If you find an account that offers a higher interest rate, it might be a good idea to switch to that one. But before you make the switch, make sure the new account allows transfers and check if your current ISA has a charge or penalty for moving your money.

You can transfer your savings from both the current tax year and previous years.

For money from previous years, you can split it between a new cash ISA and an old ISA. 

But if you want to transfer money from the current year's ISA, you have to switch the whole amount.

For example, let's say you put £5,000 in an ISA in this tax year and £3,000 in the previous year. If you want to switch to a different ISA this year, you must transfer the full £5,000 from this year's ISA. However, you could choose to switch only £1,000 from the money you saved in the previous year.

Remember, never close an ISA if you want to switch, as that would mean losing the tax benefit.

Instead, get in touch with your new ISA provider and ask them to arrange the transfer for you.

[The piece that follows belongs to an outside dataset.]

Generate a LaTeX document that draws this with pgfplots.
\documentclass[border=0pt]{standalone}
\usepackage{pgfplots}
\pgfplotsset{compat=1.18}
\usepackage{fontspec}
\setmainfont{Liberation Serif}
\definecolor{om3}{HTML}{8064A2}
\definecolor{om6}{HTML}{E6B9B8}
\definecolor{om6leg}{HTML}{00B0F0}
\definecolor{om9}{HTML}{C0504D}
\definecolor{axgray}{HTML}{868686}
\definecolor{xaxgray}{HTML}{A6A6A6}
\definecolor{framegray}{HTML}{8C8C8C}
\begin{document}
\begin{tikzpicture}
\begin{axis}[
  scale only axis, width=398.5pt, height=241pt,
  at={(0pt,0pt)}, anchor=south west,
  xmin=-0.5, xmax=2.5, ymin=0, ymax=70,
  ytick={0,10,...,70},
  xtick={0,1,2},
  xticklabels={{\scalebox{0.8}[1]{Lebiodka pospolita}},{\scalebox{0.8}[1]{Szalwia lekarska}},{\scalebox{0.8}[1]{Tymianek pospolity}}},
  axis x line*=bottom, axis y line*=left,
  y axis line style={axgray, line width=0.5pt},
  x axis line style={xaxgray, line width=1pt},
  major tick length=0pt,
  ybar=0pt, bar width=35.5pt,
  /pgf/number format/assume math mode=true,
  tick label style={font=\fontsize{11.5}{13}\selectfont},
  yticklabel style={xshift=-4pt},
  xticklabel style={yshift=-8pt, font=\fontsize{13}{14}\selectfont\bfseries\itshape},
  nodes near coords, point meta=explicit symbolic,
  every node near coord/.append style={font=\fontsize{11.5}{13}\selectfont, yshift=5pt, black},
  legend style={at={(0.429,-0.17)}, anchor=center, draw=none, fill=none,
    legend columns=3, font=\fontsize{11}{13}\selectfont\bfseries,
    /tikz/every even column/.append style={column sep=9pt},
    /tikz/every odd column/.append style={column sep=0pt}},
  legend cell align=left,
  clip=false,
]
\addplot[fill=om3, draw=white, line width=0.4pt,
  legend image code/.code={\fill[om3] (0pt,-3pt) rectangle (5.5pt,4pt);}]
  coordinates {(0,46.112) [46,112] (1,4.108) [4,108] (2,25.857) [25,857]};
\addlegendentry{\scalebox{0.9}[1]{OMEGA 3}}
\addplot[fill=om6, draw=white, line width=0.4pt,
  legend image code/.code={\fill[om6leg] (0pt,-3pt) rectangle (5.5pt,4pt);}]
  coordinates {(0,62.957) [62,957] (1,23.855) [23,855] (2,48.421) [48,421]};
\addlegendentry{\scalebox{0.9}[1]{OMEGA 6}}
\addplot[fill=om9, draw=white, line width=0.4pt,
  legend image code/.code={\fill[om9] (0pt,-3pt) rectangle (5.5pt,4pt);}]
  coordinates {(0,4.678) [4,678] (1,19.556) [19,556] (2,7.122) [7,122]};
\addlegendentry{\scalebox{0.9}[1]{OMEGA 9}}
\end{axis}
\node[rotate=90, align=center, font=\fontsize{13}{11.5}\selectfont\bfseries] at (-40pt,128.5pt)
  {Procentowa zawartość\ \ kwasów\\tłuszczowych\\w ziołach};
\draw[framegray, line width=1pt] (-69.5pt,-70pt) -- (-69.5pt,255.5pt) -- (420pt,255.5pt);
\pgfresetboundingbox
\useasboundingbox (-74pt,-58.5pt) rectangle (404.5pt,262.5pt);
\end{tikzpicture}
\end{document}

You can save up to the ISA allowance of £20,000 across multiple cash ISAs from 6 April to the following 5 April. The best part is, all the interest you earn on that money won't have any tax taken away. So, if you deposit £20,000 into one ISA or across multiple on April 6, you can't add any more during that tax year.

If you ever decide to take out some of that £20,000 later on, a flexible ISA allows you to put that money back in the same tax year.

On the other hand, a non-flexible ISA won't let you do this, as every deposit counts as using up your allowance.

For example, let's say you put £1,000 into a non-flexible ISA and then take out £900. Your balance might be £100, but your ISA allowance still goes down by £1,000. So you can only save an extra £19,000 until the limits reset. But with a flexible ISA, you could save an additional £19,900.

This feature helps savers because it means you won't be punished if you need to access your savings.

Remember, you must always replace the money in the same ISA account you took it out from. However, you can withdraw from a flexible cash ISA and put it back into a flexible stocks and shares ISA or a flexible innovative finance ISA.

Whether you need a flexible ISA depends on your personal situation.

The new ISA regulations allow you to open multiple cash ISAs which means you can invest into a flexible ISA and a fixed rate cash ISA. So if you think you'll save the full or almost £20,000 allowance and might withdraw money frequently throughout the tax year, it's worth finding a provider and account that offers this flexibility, or you can partially invest the £20,000 ISA allowance into a flexible ISA which will allow you to access those savings. 

It's important to always check the rules of your particular ISA Terms and Conditions, as all have different terms.